Ante la avalancha de personas con el mismo problema que el mío, me he armado de paciencia ante la caja que he elegido para pagar. Dos puestos más allá, una mujer intentaba, en vano, abrir la bolsa de plástico que la amable señorita le había dejado junto a su compra.
Se esfuerza con denuedo, aprisionando con pulgar e índice de la mano izquierda uno de los laterales, mientras que con la derecha restriega una y otra vez el plástico, sin conseguir abrirla. La bolsa se resiste y escurre en veinte arrugas que hacen imposible su uso. La mujer la deja apartada y coge una segunda, mientras mira por el rabillo del ojo a los que esperamos tras ella, como pidiendo perdón por su torpeza. Las prisas hacen que los dedos se le resbalen, la bolsa queda pegada en sí misma, defendiendo su integridad o resistiéndose a ceder.
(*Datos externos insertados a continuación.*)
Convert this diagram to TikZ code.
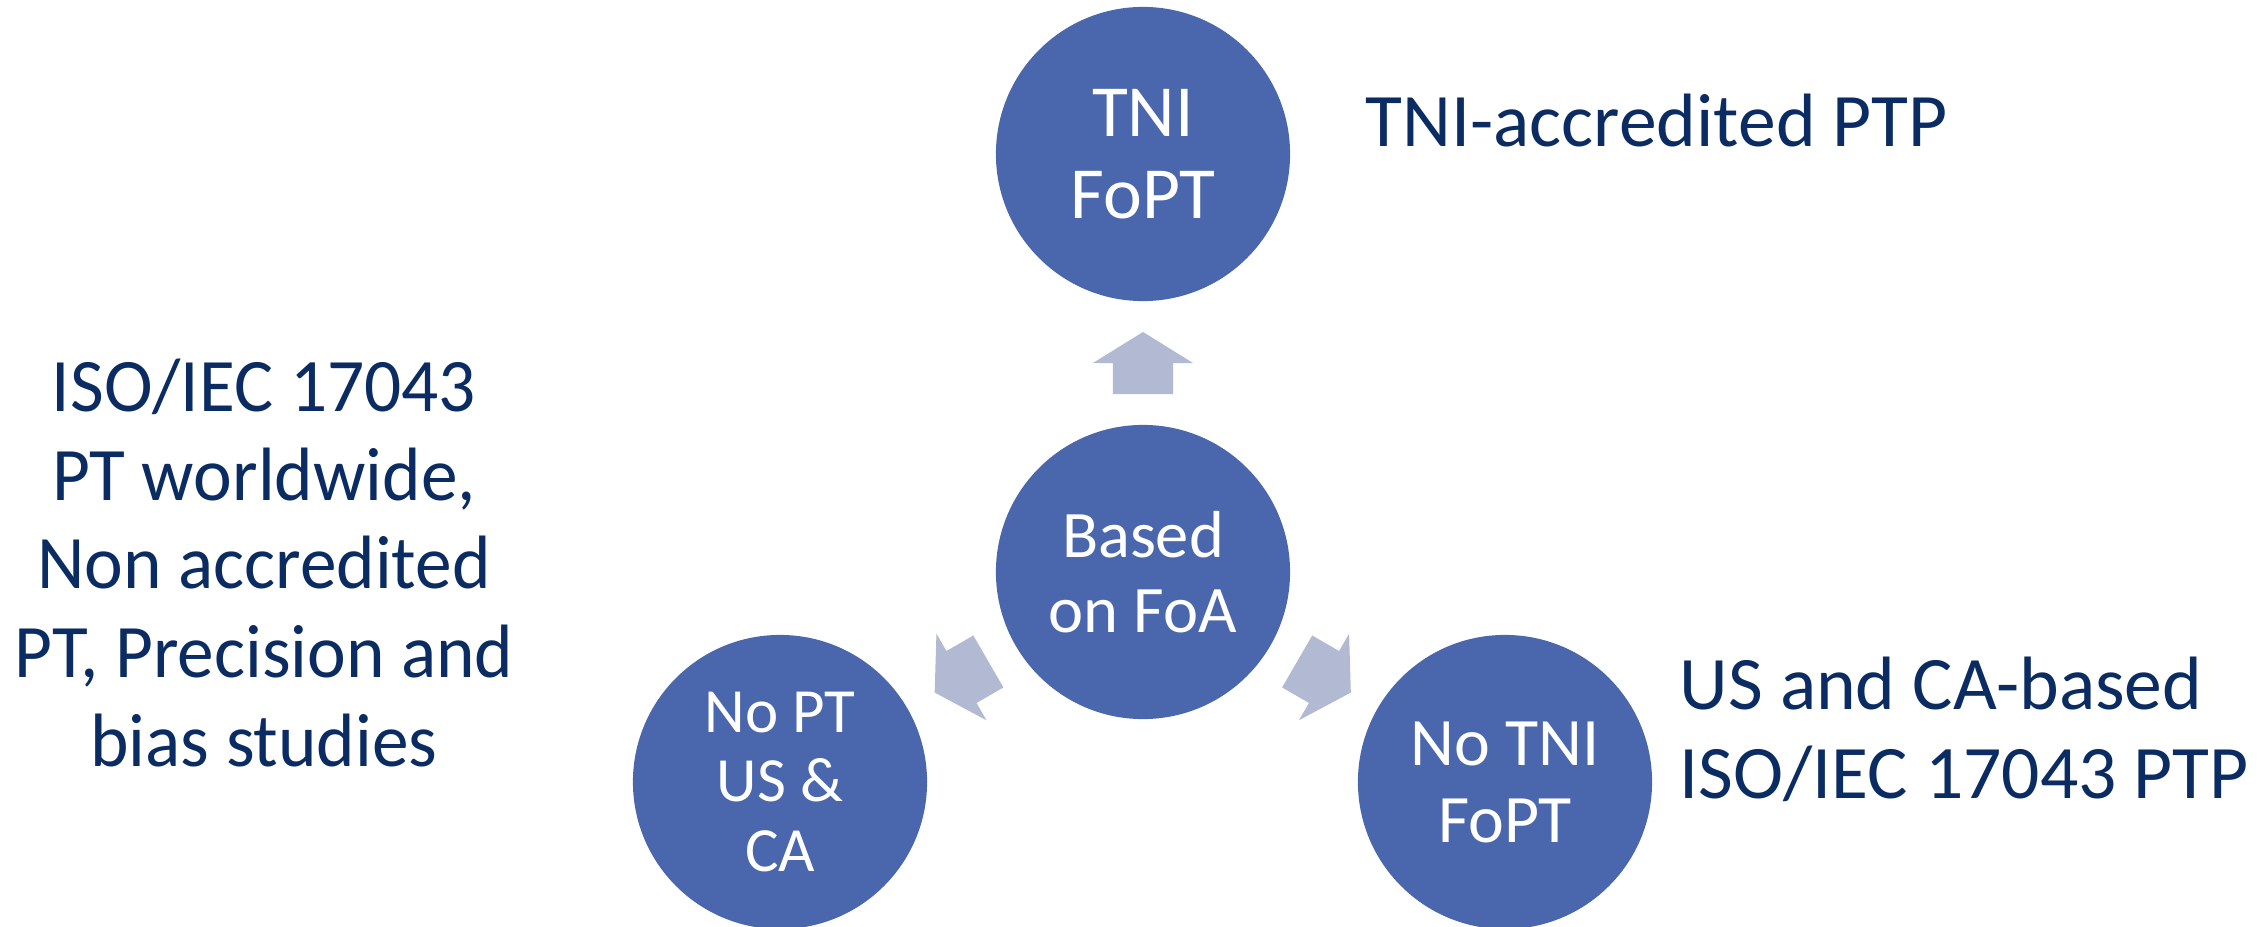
\documentclass[tikz,border=0pt]{standalone}
\usepackage{fontspec}
\setmainfont{Carlito}
\newfontfamily\worldfont{Carlito}[FakeStretch=0.97]
\usetikzlibrary{calc}

\definecolor{circblue}{HTML}{4A67AD}
\definecolor{flowgrey}{HTML}{B1B9D3}
\definecolor{navy}{HTML}{0B2C62}

\tikzset{
  fa/.style={circle, fill=circblue, minimum size=2.94cm, inner sep=0pt, text=white, align=center},
  note/.style={text=navy, inner sep=0pt, font=\fontsize{21.5}{25.3}\selectfont},
  flow/.style={fill=flowgrey}
}

% block arrow half way between two circles, pointing from #1 to #2
\newcommand\flowarrow[2]{%
  \coordinate (m-#2) at ($(#1)!0.5!(#2)$);
  \coordinate (k-#2) at ($(m-#2)!0.31cm!180:(#2)$);
  \fill[flow] ($(m-#2)!0.31cm!(#2)$)
    -- ($(m-#2)!0.5cm!90:(#2)$) -- ($(m-#2)!0.3cm!90:(#2)$)
    -- ($(k-#2)!0.3cm!90:(m-#2)$) -- ($(k-#2)!0.3cm!-90:(m-#2)$)
    -- ($(m-#2)!0.3cm!-90:(#2)$) -- ($(m-#2)!0.5cm!-90:(#2)$) -- cycle;}

\begin{document}
\begin{tikzpicture}[x=0.01cm, y=-0.01cm]
\useasboundingbox (0,0) rectangle (2262,927);
% circles
\node[fa, font=\fontsize{18.9}{21.3}\selectfont] (foa) at (1143,572) {Based\\on FoA};
\node[fa, font=\fontsize{20.9}{23.3}\selectfont] (tni) at (1143,154) {TNI\\FoPT};
\node[fa, font=\fontsize{17.9}{19.9}\selectfont] (nopt) at (780,782) {No PT\\US \&\\CA};
\node[fa, font=\fontsize{19.3}{21.9}\selectfont] (notni) at (1505,782) {No TNI\\FoPT};
% arrows
\flowarrow{foa}{tni}
\flowarrow{foa}{nopt}
\flowarrow{foa}{notni}
% texts
\node[note, font=\worldfont\fontsize{21.5}{25.3}\selectfont, align=center] (world) at (264,563) {ISO/IEC 17043\\PT worldwide,\\Non accredited\\PT, Precision and\\bias studies};
\node[note, anchor=base west] (tniptp) at (1365,146) {TNI-accredited PTP};
\node[note, align=left, anchor=west] (usca) at (1679,729) {US and CA-based\\ISO/IEC 17043 PTP};
\end{tikzpicture}
\end{document}
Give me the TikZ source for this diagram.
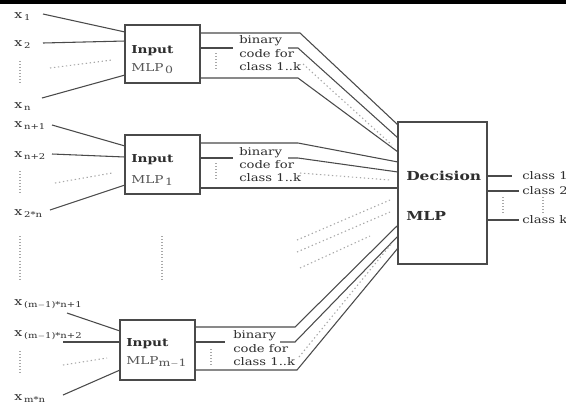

La amable señorita espera, mientras le tiende la tarjeta de crédito. Tercer intento, tal vez el definitivo -vive Dios-, ante las miradas de la clientela, arremolinada ya ante la cinta de la caja, los nudillos casi blancos de impaciencia y los dedos enlazados entre los barrotes del carrito de la compra. Decididamente, la mujer usa el arma determinante: sujeta el lateral de la bolsa, con la izquierda, extiende el índice de la otra mano y lame la punta del dedo; el plástico, al fin, cede ante la humedad decisiva y, flojamente, la bolsa se abre. Se oye el suspiro de alivio contenido del personal...
Yo es que voy con un carrito de compra, de los de siempre...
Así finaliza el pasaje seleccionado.